Geiseln und Diplomatie - FALTER.maily #1063

Lina Paulitsch
Versendet am 12.04.2023

Vor einigen Tagen telefonierte ich mit einer Freundin. Ihre Mutter kommt aus dem Iran, sie selbst trat dort immer wieder als Pianistin auf. Die Großeltern leben dort, ebenso Tanten, Onkel, Cousins und Cousinen. Als ich ihr von der Geschichte des Austro-Iraners Mehdi Kazemi erzählte, dessen Geschichte ich in diesem Porträt aufschrieb, wurde sie stumm. Drei Monate Folter, eine Scheinhinrichtung, dann die filmreife Flucht. 

Kazemi war nicht zufällig von den iranischen Behörden verhaftet worden. Amnesty International geht davon aus, dass er als Geisel gehalten wurde, um politischen Druck auf Österreich auszuüben. Ob sie sich der großen Gefahr bewusst sei, die für ihre Mutter als Doppelstaatsbürgerin bestehe, wollte ich von meiner Freundin wissen? Nein, antwortete sie. 

Tatsächlich warnt das österreichische Außenministerium vor Reisen in den Iran. Bei Exil-Iranern, meist Doppelstaatsbürgern, kann Österreich keinen Schutz bieten – das Regime sieht sie als Bürger der Islamischen Republik. “Teheran fährt derzeit eine gezielte Strategie”, sagt der Menschenrechtsexperte Homayoun Alizadeh. Um seine eigenen Gefangenen in Europa freizupressen, nehme es ausländische Staatsbürger fest.

Ein prominenter Fall ist der Belgier und humanitäre Helfer Olivier Vandecasteele, der seit Februar 2022 in einem iranischen Gefängnis sitzt. Teheran möchte ihn gegen einen Diplomaten namens Assadollah Assadi eintauschen, der in Belgien wegen Terrorismusvorwürfen zu 20 Jahren Haft verurteilt wurde. 2021 hatte Assadi versucht, iranische Oppositionelle mit Sprengstoff zu töten. Zuvor war er Botschafter in Wien. Das belgische Verfassungsgericht machte jetzt den Weg für den Gefangenenaustausch mit Vandecasteele frei.

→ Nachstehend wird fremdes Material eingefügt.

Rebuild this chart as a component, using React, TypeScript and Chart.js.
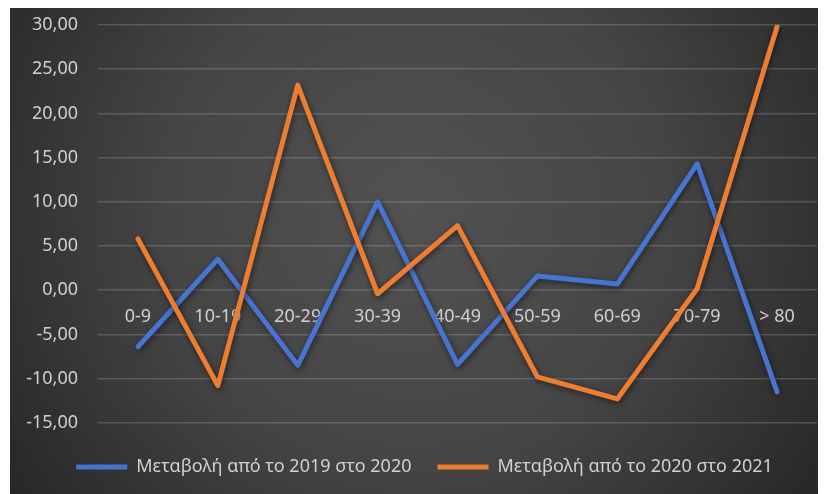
import React, { useEffect, useRef } from "react";
import { Chart, registerables } from "chart.js";

Chart.register(...registerables);

const categories = ["0-9", "10-19", "20-29", "30-39", "40-49", "50-59", "60-69", "70-79", "> 80"];
const series2019to2020 = [-6.4, 3.5, -8.5, 10.0, -8.4, 1.6, 0.7, 14.3, -11.5];
const series2020to2021 = [5.8, -10.8, 23.2, -0.4, 7.3, -9.8, -12.3, 0.2, 29.8];
const seriesNames = ["Μεταβολή από το 2019 στο 2020", "Μεταβολή από το 2020 στο 2021"];
const yMin = -15;
const yMax = 30;
const yStep = 5;

const FONT = "'Noto Sans', 'Open Sans', sans-serif";
const TEXT = "#d0d0d0";

const bgPlugin = {
  id: "bgGradient",
  beforeDraw(chart: any) {
    const { ctx, width, height } = chart;
    ctx.save();
    const g = ctx.createRadialGradient(width * 0.5, height * 0.42, 0, width * 0.5, height * 0.42, Math.max(width, height) * 0.62);
    g.addColorStop(0, "#525252");
    g.addColorStop(0.5, "#454545");
    g.addColorStop(1, "#262626");
    ctx.fillStyle = g;
    ctx.fillRect(0, 0, width, height);
    ctx.restore();
  },
};

const shadowPlugin = {
  id: "lineShadow",
  beforeDatasetsDraw(chart: any) {
    const ctx = chart.ctx;
    ctx.save();
    ctx.shadowColor = "rgba(0,0,0,0.55)";
    ctx.shadowBlur = 6;
    ctx.shadowOffsetX = 1;
    ctx.shadowOffsetY = 2;
  },
  afterDatasetsDraw(chart: any) {
    chart.ctx.restore();
  },
};

// nudge the legend block to the right, as in the original
const legendShiftPlugin = {
  id: "legendShift",
  afterLayout(chart: any) {
    if (chart.legend) chart.legend.left += 22;
  },
};

export default function App() {
  const ref = useRef<HTMLCanvasElement | null>(null);

  useEffect(() => {
    if (!ref.current) return;
    const chart = new Chart(ref.current, {
      type: "line",
      data: {
        labels: categories,
        datasets: [
          {
            label: seriesNames[0],
            data: series2019to2020,
            borderColor: "#4674cf",
            backgroundColor: "#4674cf",
            borderWidth: 5,
            pointRadius: 0,
            tension: 0,
            borderJoinStyle: "round",
            borderCapStyle: "round",
            order: 1,
          },
          {
            label: seriesNames[1],
            data: series2020to2021,
            borderColor: "#ed7d31",
            backgroundColor: "#ed7d31",
            borderWidth: 5,
            pointRadius: 0,
            tension: 0,
            borderJoinStyle: "round",
            borderCapStyle: "round",
            order: 0,
          },
        ],
      },
      options: {
        animation: false,
        responsive: true,
        maintainAspectRatio: false,
        layout: { padding: { top: 17, right: 1, left: 0, bottom: 8 } },
        plugins: {
          tooltip: { enabled: false },
          legend: {
            position: "bottom",
            title: { display: true, text: "", font: { size: 1 }, padding: { top: 8, bottom: 0 } },
            labels: {
              color: TEXT,
              font: { family: FONT, size: 18 },
              boxWidth: 51,
              boxHeight: 5,
              padding: 26,
              sort: (a: any, b: any) => a.datasetIndex - b.datasetIndex,
              generateLabels: (chart: any) =>
                chart.data.datasets.map((ds: any, i: number) => ({
                  text: ds.label,
                  fillStyle: ds.borderColor,
                  strokeStyle: ds.borderColor,
                  lineWidth: 0,
                  fontColor: TEXT,
                  hidden: false,
                  datasetIndex: i,
                })),
            },
          },
        },
        scales: {
          x: {
            type: "category",
            position: { y: 0 } as any,
            offset: true,
            grid: { display: false, drawTicks: false },
            border: { display: false },
            ticks: { color: TEXT, font: { family: FONT, size: 18 }, padding: 16, maxRotation: 0, autoSkip: false },
          },
          y: {
            min: yMin,
            max: yMax,
            grid: {
              color: "rgba(210,210,210,0.22)",
              lineWidth: 1.5,
              drawTicks: true,
              tickLength: 20,
              tickColor: "rgba(0,0,0,0)",
            },
            border: { display: false },
            ticks: {
              stepSize: yStep,
              color: TEXT,
              font: { family: FONT, size: 18 },
              padding: 0,
              callback: (v: any) => Number(v).toFixed(2).replace(".", ","),
            },
            afterFit: (scale: any) => {
              scale.width = 88;
            },
          },
        },
      },
      plugins: [bgPlugin, shadowPlugin, legendShiftPlugin],
    });
    return () => chart.destroy();
  }, []);

  return (
    <div style={{ width: 808, height: 486, marginLeft: 2, position: "relative" }}>
      <canvas ref={ref} />
    </div>
  );
}
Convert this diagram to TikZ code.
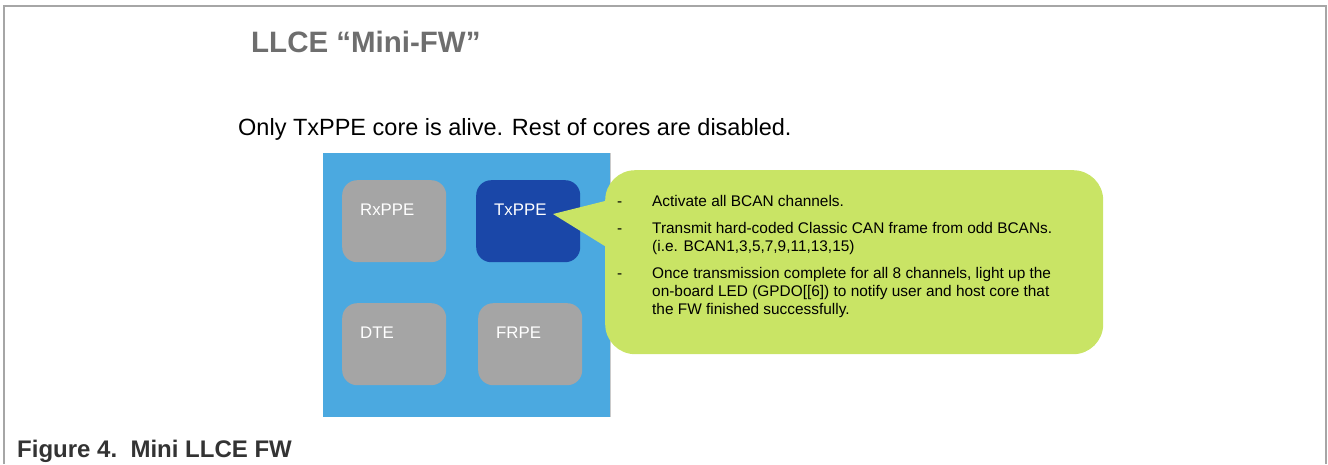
\documentclass[tikz,border=0pt]{standalone}
\usepackage{fontspec}
\setmainfont{Liberation Sans}
\definecolor{framegrey}{HTML}{A6A6A6}
\definecolor{llceblue}{HTML}{4BA9E0}
\definecolor{coregrey}{HTML}{A5A5A5}
\definecolor{activeblue}{HTML}{1A47A8}
\definecolor{notegreen}{HTML}{C9E465}
\definecolor{titlegrey}{HTML}{6E6E6E}
\definecolor{captiongrey}{HTML}{333333}
\begin{document}
\begin{tikzpicture}[x=1pt,y=-1pt,
  core/.style={fill=coregrey, rounded corners=15pt, minimum width=104pt,
    minimum height=82pt, anchor=north west, inner sep=0pt},
  corelabel/.style={anchor=base west, text=white, font=\fontsize{16.8}{18}\selectfont, inner sep=0pt},
  notetext/.style={anchor=north west, inner sep=0pt, font=\fontsize{15.4}{18}\selectfont}]
\useasboundingbox (0,0) rectangle (1328,464);

% outer frame, open at the bottom
\draw[framegrey, line width=1.5pt] (4,464) -- (4,6) -- (1326,6) -- (1326,464);

% headings
\node[anchor=base west, inner sep=0pt, text=titlegrey,
  font=\fontsize{29.5}{31}\selectfont\bfseries] (title) at (251,52) {LLCE “Mini-FW”};
\node[anchor=base west, inner sep=0pt,
  font=\fontsize{23.5}{25}\selectfont] (subtitle) at (238,135)
  {Only TxPPE core is alive. Rest of cores are disabled.};

% LLCE block with its four cores
\node[fill=llceblue, minimum width=287pt, minimum height=264pt, anchor=north west,
  inner sep=0pt] (llce) at (323,153) {};
\draw[framegrey!60, line width=0.8pt] (llce.north east) -- (llce.south east);

\node[core] (rx) at (342,180) {};
\node[core, fill=activeblue] (tx) at (476,180) {};
\node[core] (dte) at (342,303) {};
\node[core] (frpe) at (478,303) {};

\node[corelabel] at ([xshift=18pt,yshift=-35pt]rx.north west) {RxPPE};
\node[corelabel] at ([xshift=18pt,yshift=-35pt]tx.north west) {TxPPE};
\node[corelabel] at ([xshift=18pt,yshift=-35pt]dte.north west) {DTE};
\node[corelabel] at ([xshift=18pt,yshift=-35pt]frpe.north west) {FRPE};

% callout bubble pointing at the TxPPE core
\node[fill=notegreen, rounded corners=30pt, minimum width=498pt, minimum height=184pt,
  anchor=north west, inner sep=0pt] (note) at (605,170) {};
\coordinate (tip) at (553,214);
\fill[notegreen] (tip) -- ([yshift=-31pt]note.north west) -- ([xshift=3pt,yshift=-78pt]note.north west) -- cycle;

\node[notetext] (notebody) at (617,193.5) {%
  \begin{tabular}{@{}p{35pt}@{}l@{}}
  - & Activate all BCAN channels.\\[9pt]
  - & Transmit hard-coded Classic CAN frame from odd BCANs.\\
    & (i.e. BCAN1,3,5,7,9,11,13,15)\\[9pt]
  - & Once transmission complete for all 8 channels, light up the\\
    & on-board LED (GPDO[[6]) to notify user and host core that\\
    & the FW finished successfully.
  \end{tabular}};

% caption
\node[anchor=base west, inner sep=0pt, text=captiongrey,
  font=\fontsize{24}{26}\selectfont\bfseries] (caption) at (17,457) {Figure 4.\ \ Mini LLCE FW};
\end{tikzpicture}
\end{document}
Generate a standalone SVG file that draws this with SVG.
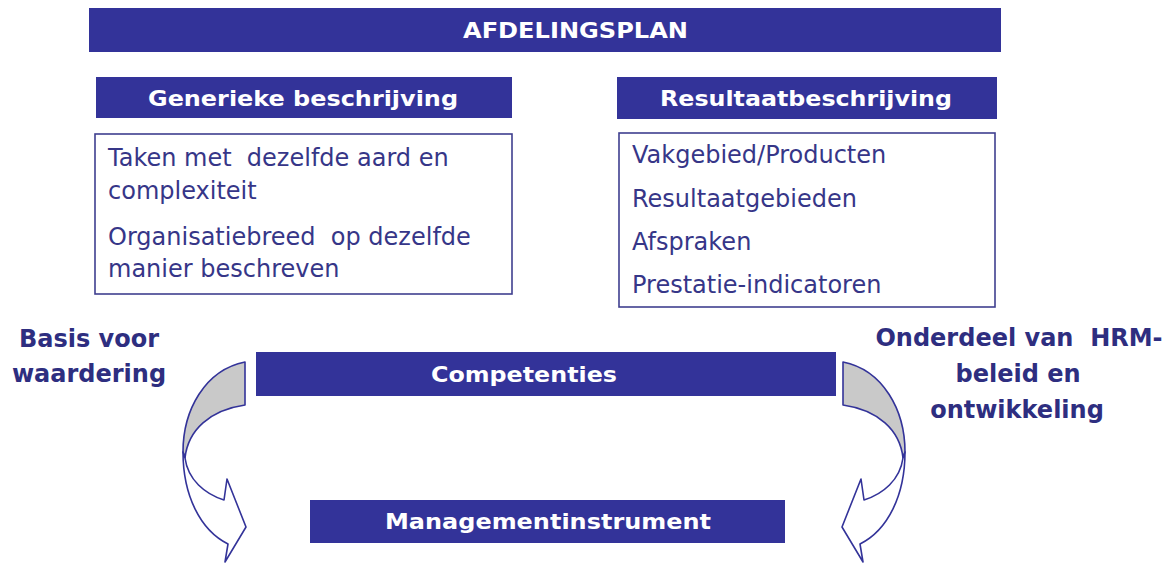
<svg xmlns="http://www.w3.org/2000/svg" width="1169" height="564" viewBox="0 0 1169 564">
<style>
.bar{fill:#333399}
.box{fill:#ffffff;stroke:#3f3f8f;stroke-width:1.6}
.hd{font-family:"DejaVu Sans",Verdana,sans-serif;font-weight:bold;fill:#ffffff;font-size:22px}
.bd{font-family:"DejaVu Sans",Verdana,sans-serif;fill:#363688;font-size:24px;white-space:pre}
.lb{font-family:"DejaVu Sans",Verdana,sans-serif;font-weight:bold;fill:#2e2e80;font-size:24px;text-anchor:middle;white-space:pre}
.arw{stroke:#333399;stroke-width:1.6;stroke-linejoin:round}
</style>
<rect width="1169" height="564" fill="#ffffff"/>
<g id="afdelingsplan">
<rect class="bar" x="89" y="8" width="912" height="44"/>
<text class="hd" x="463" y="38" font-size="21" textLength="225" lengthAdjust="spacingAndGlyphs">AFDELINGSPLAN</text>
</g>
<g id="generieke-header">
<rect class="bar" x="96" y="77" width="416" height="41"/>
<text class="hd" x="148" y="106" textLength="310" lengthAdjust="spacingAndGlyphs">Generieke beschrijving</text>
</g>
<g id="generieke-box">
<rect class="box" x="95" y="134" width="417" height="160"/>
<text class="bd" x="108" y="166">Taken met  dezelfde aard en</text>
<text class="bd" x="108" y="199">complexiteit</text>
<text class="bd" x="108" y="245">Organisatiebreed  op dezelfde</text>
<text class="bd" x="108" y="277">manier beschreven</text>
</g>
<g id="resultaat-header">
<rect class="bar" x="617" y="77" width="380" height="42"/>
<text class="hd" x="660" y="106" textLength="292" lengthAdjust="spacingAndGlyphs">Resultaatbeschrijving</text>
</g>
<g id="resultaat-box">
<rect class="box" x="619" y="133" width="376" height="174"/>
<text class="bd" x="632" y="163">Vakgebied/Producten</text>
<text class="bd" x="632" y="207">Resultaatgebieden</text>
<text class="bd" x="632" y="250">Afspraken</text>
<text class="bd" x="632" y="293">Prestatie-indicatoren</text>
</g>
<g id="competenties">
<rect class="bar" x="256" y="352" width="580" height="44"/>
<text class="hd" x="431" y="382" textLength="186" lengthAdjust="spacingAndGlyphs">Competenties</text>
</g>
<g id="managementinstrument">
<rect class="bar" x="310" y="500" width="475" height="43"/>
<text class="hd" x="385" y="529" textLength="326" lengthAdjust="spacingAndGlyphs">Managementinstrument</text>
</g>
<g id="label-basis">
<text class="lb" x="89" y="347">Basis voor</text>
<text class="lb" x="89" y="382">waardering</text>
</g>
<g id="label-onderdeel">
<text class="lb" x="1019" y="346">Onderdeel van  HRM-</text>
<text class="lb" x="1018" y="382">beleid en</text>
<text class="lb" x="1017" y="418">ontwikkeling</text>
</g>
<g id="connectors">
<g id="arrow-left">
<path class="arw" fill="#c9c9c9" d="M245,362 C205,370 183,410 183,452 L185,458 C188,430 210,410 245,405 Z"/>
<path class="arw" fill="#ffffff" d="M183,452 C183,495 200,530 228,544 L225,562 L246,527 L227,479 L224,500 C205,494 188,480 185,458 Z"/>
</g>
<g id="arrow-right" transform="translate(1088,0) scale(-1,1)">
<path class="arw" fill="#c9c9c9" d="M245,362 C205,370 183,410 183,452 L185,458 C188,430 210,410 245,405 Z"/>
<path class="arw" fill="#ffffff" d="M183,452 C183,495 200,530 228,544 L225,562 L246,527 L227,479 L224,500 C205,494 188,480 185,458 Z"/>
</g>
</g>
</svg>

Der Iran-Deal Belgiens ist umstritten. Kritiker sagen, das Regime werde regelrecht zu Verhaftungen motiviert, wenn ein solcher Tauschhandel funktioniere. Frankreich versucht es teilweise erfolgreich mit rhetorischem Druck. Fariba Adelkhah, französisch-iranische Forschungsleiterin an der Pariser Universität Sciences Po, kam vor einigen Wochen unerwartet frei.

Auch das heimische Außenministerium müsste bestimmter auftreten, sagt Stephanie Krisper, Abgeordnete zum Nationalrat der NEOS. Auch als Zeichen der Unterstützung der im Iran protestierenden Bevölkerung. „Österreich zählt generell nie zu den mutigsten Ländern“, so Krisper. „Als Austragungsort der Atomverhandlungen mit dem Iran erst recht nicht.“

Mehrere österreichische Geiseln sitzen aktuell in iranischen Gefängnissen. Etwa der Geschäftsmann Kamran Ghaderi, dessen Frau seit sieben Jahren um seine Freilassung kämpft. Ihm wird Auslandsspionage vorgeworfen. 

Das Außenministerium, so Oppositionspolitikerin Krisper, sollte nicht länger hinter den Kulissen agieren, sondern mittels öffentlicher Stellungnahme die Freilassung Ghaderis fordern. „Man sollte Engagement zeigen wie andere Länder.“ 

Eine einfache Lösung gibt es nicht. Der Iran schert sich wenig um Druck von außen, die Repressalien gegen die Bevölkerung werden immer brutaler. Niemand solle in den Iran reisen, auch nicht, um die Familie zu besuchen, empfiehlt der Menschenrechtsexperte Alizadeh. „Das Regime macht, was es will.”